Friday, July 05, 2013

Could You Pass The Literacy Test Given To Black Voters In The 1960s?

Buzzfeed's Brian Galindo asks if you could pass a literacy test given to black voters in the 1960s.

For myself, the answer is: no way.
 
In case you care, I have been called Mensa material several times, and I could not have passed this test for the simple reason that after going through the shock (and, indeed, the insult) of discovering the type of questions asked (15 seconds wasted just there) — which have not an iota of relevance to real life (or to any preparation in real school exams) — I would be wondering if I were answering these — inane — questions entirely right and wasting time every time wondering if there wasn’t some kind of trap somewhere. 

Unfortunately, the article comes in context of the Supreme Court decision to strike down "Section 4(b) of the 1965 Voting Rights Act, a key provision in the law that mandated nine states with a history of racial discrimination, mostly in the South, to get federal permission before they could change their voter laws", suggesting that such obstacles will now reappear in the South.

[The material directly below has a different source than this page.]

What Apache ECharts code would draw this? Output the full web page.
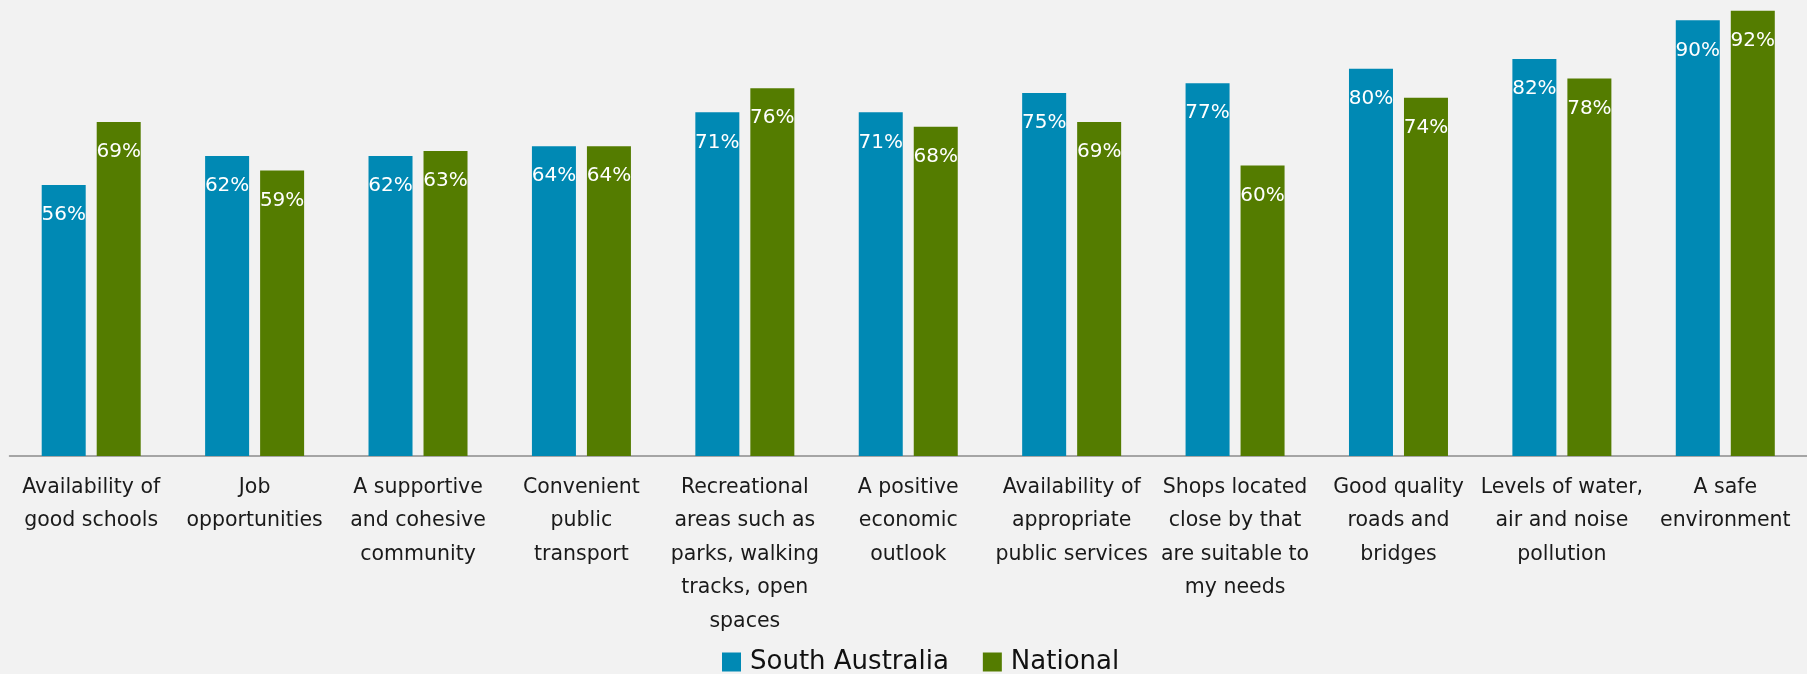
<!DOCTYPE html>
<html>
<head>
<meta charset="utf-8">
<script src="https://cdn.jsdelivr.net/npm/echarts@6/dist/echarts.min.js"></script>
<style>
  html, body { margin: 0; padding: 0; background: #f2f2f2; }
  #chart { width: 1807px; height: 674px; }
</style>
</head>
<body>
<div id="chart"></div>
<script>
// Neighbourhood attributes rated as important, South Australia vs national
const categories = [
  'Availability of\ngood schools',
  'Job\nopportunities',
  'A supportive\nand cohesive\ncommunity',
  'Convenient\npublic\ntransport',
  'Recreational\nareas such as\nparks, walking\ntracks, open\nspaces',
  'A positive\neconomic\noutlook',
  'Availability of\nappropriate\npublic services',
  'Shops located\nclose by that\nare suitable to\nmy needs',
  'Good quality\nroads and\nbridges',
  'Levels of water,\nair and noise\npollution',
  'A safe\nenvironment'
];
const southAustralia = [56, 62, 62, 64, 71, 71, 75, 77, 80, 82, 90];
const national = [69, 59, 63, 64, 76, 68, 69, 60, 74, 78, 92];

const FONT = 'DejaVu Sans';
const BLUE = '#0089b4';
const GREEN = '#547c00';

const valueLabel = {
  show: true,
  position: 'insideTop',
  distance: 20,
  color: '#ffffff',
  fontFamily: FONT,
  fontSize: 20,
  formatter: '{c}%'
};

const chart = echarts.init(document.getElementById('chart'), null, { renderer: 'canvas' });
chart.setOption({
  backgroundColor: '#f2f2f2',
  animation: false,
  grid: { left: 9.5, top: 1, width: 1806, height: 455, containLabel: false },
  legend: {
    left: 722,
    top: 649,
    padding: 0,
    itemWidth: 19,
    itemHeight: 19,
    itemGap: 34,
    icon: 'rect',
    textStyle: { fontFamily: FONT, fontSize: 26, color: '#111111', padding: [0, 0, 0, 4] },
    data: ['South Australia', 'National']
  },
  xAxis: {
    type: 'category',
    data: categories,
    axisLine: { show: true, lineStyle: { color: '#8c8c8c', width: 1.5 } },
    axisTick: { show: false },
    axisLabel: {
      interval: 0,
      margin: 15,
      fontFamily: FONT,
      fontSize: 20.5,
      lineHeight: 33.4,
      color: '#1a1a1a',
      align: 'center'
    }
  },
  yAxis: {
    type: 'value',
    min: 0,
    max: 94,
    show: false,
    splitLine: { show: false }
  },
  series: [
    {
      name: 'South Australia',
      type: 'bar',
      data: southAustralia,
      barWidth: 44,
      barGap: '25%',
      itemStyle: { color: BLUE },
      label: valueLabel
    },
    {
      name: 'National',
      type: 'bar',
      data: national,
      barWidth: 44,
      itemStyle: { color: GREEN },
      label: valueLabel
    }
  ]
});
</script>
</body>
</html>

Indeed, I take issue with many a comment the Buzzfeed post: To everybody dissing the Republicans , let’s not forget too quickly that from the 1870s to the 1960s and 1970s, the segregationist South was in lockstep with the Democrat  party.  

 In the past — indeed from before the Civil War — the Dems counted on the white vote while demonizing minorities. What’s new is that since the 1970s the Dems count on the minorities while demonizing the white race. (Didn’t LBJ go along with civil rights precisely because he saw that now that, in the civil rights era, the Jim Crow-built society was floundering, this would bring all the “Negro” (LBJ’s word) voters to the Dems?) 

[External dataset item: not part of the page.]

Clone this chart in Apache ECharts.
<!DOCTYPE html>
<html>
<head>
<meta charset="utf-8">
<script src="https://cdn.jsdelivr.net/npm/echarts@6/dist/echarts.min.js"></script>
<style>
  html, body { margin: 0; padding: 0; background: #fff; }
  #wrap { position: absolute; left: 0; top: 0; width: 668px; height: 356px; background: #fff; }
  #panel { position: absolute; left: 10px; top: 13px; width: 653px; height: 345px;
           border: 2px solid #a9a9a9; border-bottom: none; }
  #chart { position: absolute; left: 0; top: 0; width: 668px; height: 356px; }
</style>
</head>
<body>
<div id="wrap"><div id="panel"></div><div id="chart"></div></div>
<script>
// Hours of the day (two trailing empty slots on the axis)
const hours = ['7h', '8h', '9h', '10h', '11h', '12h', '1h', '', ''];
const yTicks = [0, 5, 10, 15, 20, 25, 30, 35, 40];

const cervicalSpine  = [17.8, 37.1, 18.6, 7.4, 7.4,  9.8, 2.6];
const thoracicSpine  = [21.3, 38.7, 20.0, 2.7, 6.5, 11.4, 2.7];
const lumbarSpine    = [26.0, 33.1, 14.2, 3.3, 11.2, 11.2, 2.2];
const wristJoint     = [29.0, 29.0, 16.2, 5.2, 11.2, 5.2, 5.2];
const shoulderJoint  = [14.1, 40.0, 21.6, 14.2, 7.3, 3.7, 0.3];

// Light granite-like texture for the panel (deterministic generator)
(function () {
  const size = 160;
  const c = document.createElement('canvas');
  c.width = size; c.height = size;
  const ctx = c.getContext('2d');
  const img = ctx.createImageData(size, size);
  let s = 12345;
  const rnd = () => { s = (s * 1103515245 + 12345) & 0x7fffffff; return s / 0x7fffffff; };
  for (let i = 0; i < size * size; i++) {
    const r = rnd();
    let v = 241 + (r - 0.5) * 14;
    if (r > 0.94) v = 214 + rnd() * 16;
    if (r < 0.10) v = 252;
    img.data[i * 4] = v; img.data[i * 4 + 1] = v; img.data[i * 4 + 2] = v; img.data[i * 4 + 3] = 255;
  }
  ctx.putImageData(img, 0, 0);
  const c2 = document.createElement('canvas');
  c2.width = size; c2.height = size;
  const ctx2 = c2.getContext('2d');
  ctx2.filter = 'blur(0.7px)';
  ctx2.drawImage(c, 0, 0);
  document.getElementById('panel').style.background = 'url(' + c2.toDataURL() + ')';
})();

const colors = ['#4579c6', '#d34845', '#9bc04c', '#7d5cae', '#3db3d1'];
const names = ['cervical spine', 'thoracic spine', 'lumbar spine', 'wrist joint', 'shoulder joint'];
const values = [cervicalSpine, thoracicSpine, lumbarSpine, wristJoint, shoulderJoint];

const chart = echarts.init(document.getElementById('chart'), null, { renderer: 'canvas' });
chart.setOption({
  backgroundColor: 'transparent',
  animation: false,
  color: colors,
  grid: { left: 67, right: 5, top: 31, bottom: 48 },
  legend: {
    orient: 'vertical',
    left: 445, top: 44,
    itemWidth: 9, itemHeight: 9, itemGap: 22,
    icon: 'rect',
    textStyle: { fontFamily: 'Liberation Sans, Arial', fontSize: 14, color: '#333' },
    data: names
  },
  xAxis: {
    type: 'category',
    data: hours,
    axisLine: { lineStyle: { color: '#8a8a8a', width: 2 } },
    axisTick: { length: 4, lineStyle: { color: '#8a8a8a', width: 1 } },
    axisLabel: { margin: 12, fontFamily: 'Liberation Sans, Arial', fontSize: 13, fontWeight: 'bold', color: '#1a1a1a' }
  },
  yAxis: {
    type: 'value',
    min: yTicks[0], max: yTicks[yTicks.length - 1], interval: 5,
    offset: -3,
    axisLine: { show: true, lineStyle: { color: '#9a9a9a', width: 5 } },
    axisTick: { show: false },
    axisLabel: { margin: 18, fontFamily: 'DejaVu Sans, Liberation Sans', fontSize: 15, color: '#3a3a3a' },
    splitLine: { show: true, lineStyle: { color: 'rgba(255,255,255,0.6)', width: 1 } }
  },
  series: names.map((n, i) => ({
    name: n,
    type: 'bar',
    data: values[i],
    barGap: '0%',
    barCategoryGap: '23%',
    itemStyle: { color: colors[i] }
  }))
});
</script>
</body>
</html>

To win their elections nowadays, it is true the Democrats don’t exclude people by giving literacy tests. Instead they demonize their opponents as racist (precisely the reason so many feel it a non-brainer to equalize the Jim Crow laws with the GOP), all the while unleashing the IRS on them — along with various other branches of the federal government.  

In addition, they try to import impoverished workers in need of government help to add millions of Democrat voters to the rolls. 

And why do millions of American go along with this?

Isn’t it precisely because they have been convinced (thank you, U.S. school system) that the caricature of conservatives can’t be anything but factually correct?